So, I've been going over the rules and I feel like my favorite type of character to play was taken into a back alley and beaten to within an inch of its life. I like playing necromancers and as a result I've also played many variations of cleric.

There are things I like. I like that create undead is a ritual and that there is a chance the undead you create has a chance to go berserk and attack you. I like that it's possible to have intelligent undead as minions. This means you can have something like a ghoul without worrying it will turn on you. It struck me as an interesting choice that you don't have to be a spellcaster to use the ritual.

Outside of this trying to specialize in undead seems very lackluster at best. You can't have more then 4 minions and you have to spend an action every turn getting the minion to do anything other than stand there. This would be fine if using feats:

*You could increase the minion limit
*You could command more than one minion at a time with an action (even if it makes them all perform the same action against the same target)
*They would continue to act on the last instruction you gave them if possible.

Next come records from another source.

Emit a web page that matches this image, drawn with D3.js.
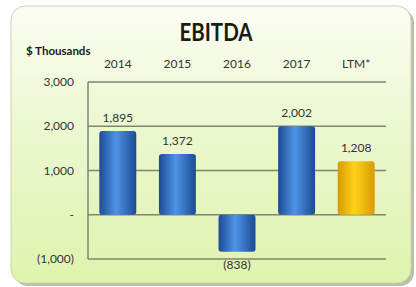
<!DOCTYPE html>
<html lang="en">
<head>
<meta charset="utf-8">
<script src="https://d3js.org/d3.v7.min.js"></script>
<style>
  body { margin: 0; background: #fff; }
  text { font-family: Lato, "Open Sans", sans-serif; fill: #333; }
</style>
</head>
<body>
<div id="chart"></div>
<script>
// chart data
const categories = ["2014", "2015", "2016", "2017", "LTM*"];
const ebitda = [1895, 1372, -838, 2002, 1208];
const highlight = ["LTM*"];
const tickValues = [-1000, 0, 1000, 2000, 3000];

const W = 416, H = 287;
const margin = {top: 82, right: 30, bottom: 28, left: 88};

const svg = d3.select("#chart").append("svg")
  .attr("width", W).attr("height", H);

const defs = svg.append("defs");

const panelGrad = defs.append("linearGradient").attr("id", "panel")
  .attr("x1", 0).attr("y1", 0).attr("x2", 0).attr("y2", 1);
panelGrad.append("stop").attr("offset", "0%").attr("stop-color", "#fbfdf3");
panelGrad.append("stop").attr("offset", "35%").attr("stop-color", "#eef8d6");
panelGrad.append("stop").attr("offset", "100%").attr("stop-color", "#dff3ac");

function cylinder(id, edge, mid) {
  const g = defs.append("linearGradient").attr("id", id)
    .attr("x1", 0).attr("y1", 0).attr("x2", 1).attr("y2", 0);
  g.append("stop").attr("offset", "0%").attr("stop-color", edge);
  g.append("stop").attr("offset", "45%").attr("stop-color", mid);
  g.append("stop").attr("offset", "100%").attr("stop-color", edge);
}
cylinder("blueBar", "#1c4b94", "#4f93e6");
cylinder("goldBar", "#d99a00", "#ffd21a");

// panel with shadow
svg.append("rect")
  .attr("x", 14).attr("y", 9).attr("width", 400).attr("height", 277)
  .attr("rx", 14).attr("fill", "#b9c0a6");
svg.append("rect")
  .attr("x", 11).attr("y", 6).attr("width", 400).attr("height", 277)
  .attr("rx", 14).attr("fill", "url(#panel)")
  .attr("stroke", "#c9d3b0").attr("stroke-width", 1);

const width = W - margin.left - margin.right;   // 298
const height = H - margin.top - margin.bottom;

const x = d3.scaleBand().domain(categories)
  .range([margin.left, margin.left + width]).paddingInner(0.38).paddingOuter(0.19);
const y = d3.scaleLinear().domain([-1000, 3000])
  .range([259, 82]);

// gridlines
svg.append("g").selectAll("line")
  .data(tickValues).join("line")
  .attr("x1", margin.left).attr("x2", margin.left + width)
  .attr("y1", d => y(d)).attr("y2", d => y(d))
  .attr("stroke", "#7f8474").attr("stroke-width", 1.5);

// left axis line
svg.append("line")
  .attr("x1", margin.left).attr("x2", margin.left)
  .attr("y1", y(3000)).attr("y2", y(-1000))
  .attr("stroke", "#7f8474").attr("stroke-width", 1.5);

// y tick labels
const fmt = v => v === 0 ? "-" : v < 0 ? "(" + d3.format(",")(-v) + ")" : d3.format(",")(v);
svg.append("g").selectAll("text")
  .data(tickValues).join("text")
  .attr("x", 74).attr("y", d => y(d)).attr("dy", "0.35em")
  .attr("text-anchor", "end").attr("font-size", 12)
  .text(fmt);

// category labels along the top
svg.append("g").selectAll("text")
  .data(categories).join("text")
  .attr("x", d => x(d) + x.bandwidth() / 2).attr("y", 64).attr("dy", "0.35em")
  .attr("text-anchor", "middle").attr("font-size", 12)
  .text(d => d);

// bars
svg.append("g").selectAll("rect")
  .data(categories).join("rect")
  .attr("x", d => x(d))
  .attr("width", x.bandwidth())
  .attr("y", (d, i) => y(Math.max(0, ebitda[i])))
  .attr("height", (d, i) => Math.abs(y(ebitda[i]) - y(0)))
  .attr("rx", 3)
  .attr("fill", d => highlight.includes(d) ? "url(#goldBar)" : "url(#blueBar)");

// value labels
svg.append("g").selectAll("text")
  .data(categories).join("text")
  .attr("x", d => x(d) + x.bandwidth() / 2)
  .attr("y", (d, i) => ebitda[i] >= 0 ? y(ebitda[i]) - 13 : y(ebitda[i]) + 13)
  .attr("dy", "0.35em")
  .attr("text-anchor", "middle").attr("font-size", 12)
  .text((d, i) => fmt(ebitda[i]));

// titles
svg.append("text")
  .attr("x", 216).attr("y", 41)
  .attr("text-anchor", "middle").attr("font-size", 24).attr("font-weight", "bold")
  .attr("textLength", 73).attr("lengthAdjust", "spacingAndGlyphs")
  .style("fill", "#1a1a1a")
  .text("EBITDA");
svg.append("text")
  .attr("x", 26).attr("y", 51).attr("dy", "0.35em")
  .attr("font-size", 11.5).attr("font-weight", "bold")
  .style("fill", "#1a1a1a")
  .text("$ Thousands");
</script>
</body>
</html>
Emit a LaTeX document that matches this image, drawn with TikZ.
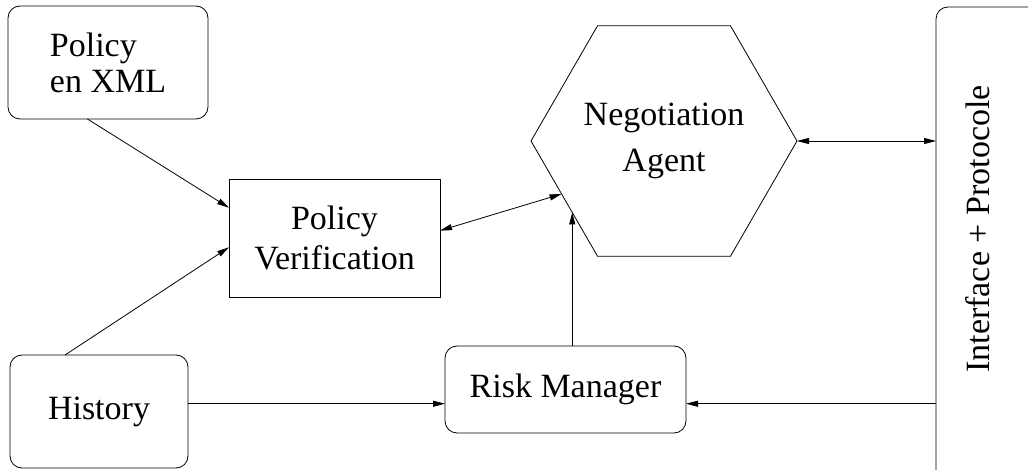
\documentclass[tikz,border=0pt]{standalone}
\usepackage{fontspec}
\setmainfont{Liberation Serif}
\usetikzlibrary{shapes.geometric,arrows.meta,calc}
\begin{document}
\begin{tikzpicture}[x=0.75pt,y=-0.75pt,
  every node/.style={font=\fontsize{25.5}{30}\selectfont,inner sep=0pt,outer sep=0pt},
  rbox/.style={draw,rounded corners=9pt,line width=0.6pt},
  sbox/.style={draw,line width=0.6pt},
  link/.style={line width=0.6pt,-{Triangle[length=9pt,width=4.5pt]}},
  dlink/.style={line width=0.6pt,{Triangle[length=9pt,width=4.5pt]}-{Triangle[length=9pt,width=4.5pt]}}]
  \useasboundingbox (0,0) rectangle (1028,470);
  % boxes
  \node[rbox,minimum width=150pt,minimum height=84.75pt,align=left] (xml) at (108,62.5) {Policy\\[-3pt]en XML};
  \node[sbox,minimum width=158.25pt,minimum height=88.5pt,align=center] (pv) at (334.5,238) {Policy\\Verification};
  \node[draw,line width=0.6pt,regular polygon,regular polygon sides=6,minimum size=199.5pt,align=center] (hex) at (664,141) {Negotiation\\[5pt]Agent};
  \node[rbox,minimum width=133.5pt,minimum height=84.75pt] (hist) at (99,411.5) {History};
  \node[rbox,minimum width=180.75pt,minimum height=65.25pt] (rm) at (565.5,389.5) {Risk Manager};
  \node[rbox,minimum width=100.5pt,minimum height=384.75pt] (iface) at (1003,263.5) {};
  \node[rotate=90] (ifacetext) at (978,229) {Interface + Protocole};
  % arrows
  \coordinate (hexin) at ($(hex.corner 3)!0.46!(hex.corner 4)$);
  \coordinate (rmin) at ($(hex.corner 3)!0.62!(hex.corner 4)$);
  \draw[link] (xml.-110) -- (pv.164);
  \draw[link] (hist.121) -- (pv.185);
  \draw[dlink] (pv.4) -- (hexin);
  \draw[link] (rm.north -| rmin) -- (rmin);
  \draw[dlink] (hex.corner 6) -- (iface.west |- hex.corner 6);
  \draw[link] (hist.5) -- (rm.west |- hist.5);
  \draw[link] (iface.west |- hist.5) -- (rm.east |- hist.5);
\end{tikzpicture}
\end{document}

Necrotic Infusion seems to be the only way to buff your minions. Granted, I like the feat, it gives even more reason to heal them during combat. Otherwise I found... well nothing. There things like bind undead and command undead but these become pointless even as temporary abilities when you remember that you can only have 4 minions. At best they let you leash something that's more powerful than what you can create, with the downside that the party will eventually be forced to put them down. Since, even the improved command undead only lasts 24 hours before it gets another save. This was the exact reason taking intelligent undead via command undead wasn't something you did in 1st edition. The reward didn't outweigh the risk of being attacked in the middle of the night by your own undead. I suddenly have this mental image of a necromancer running around with a cage on wheels full of undead. They command one, which then gets to be let out and adventured with. If it survives the day it goes back into the cage afterward.

So, I started looking at what else a cleric gets and overall found it kind of bland and lackluster. I can choose between being a wizard or being a fighter. Even if I take the wizard option I get 1 focus spell and some buffs to my offensive magic at very high level. Nothing else particularly excites me about the class. I see that at 8th level you can get a second focus spell. I'm sure that my perception is being colored by how badly pet classes have been gimped (animal companions seem a little better off then others) and that much of what i didn't like during the play test is still present. Is there something I missing?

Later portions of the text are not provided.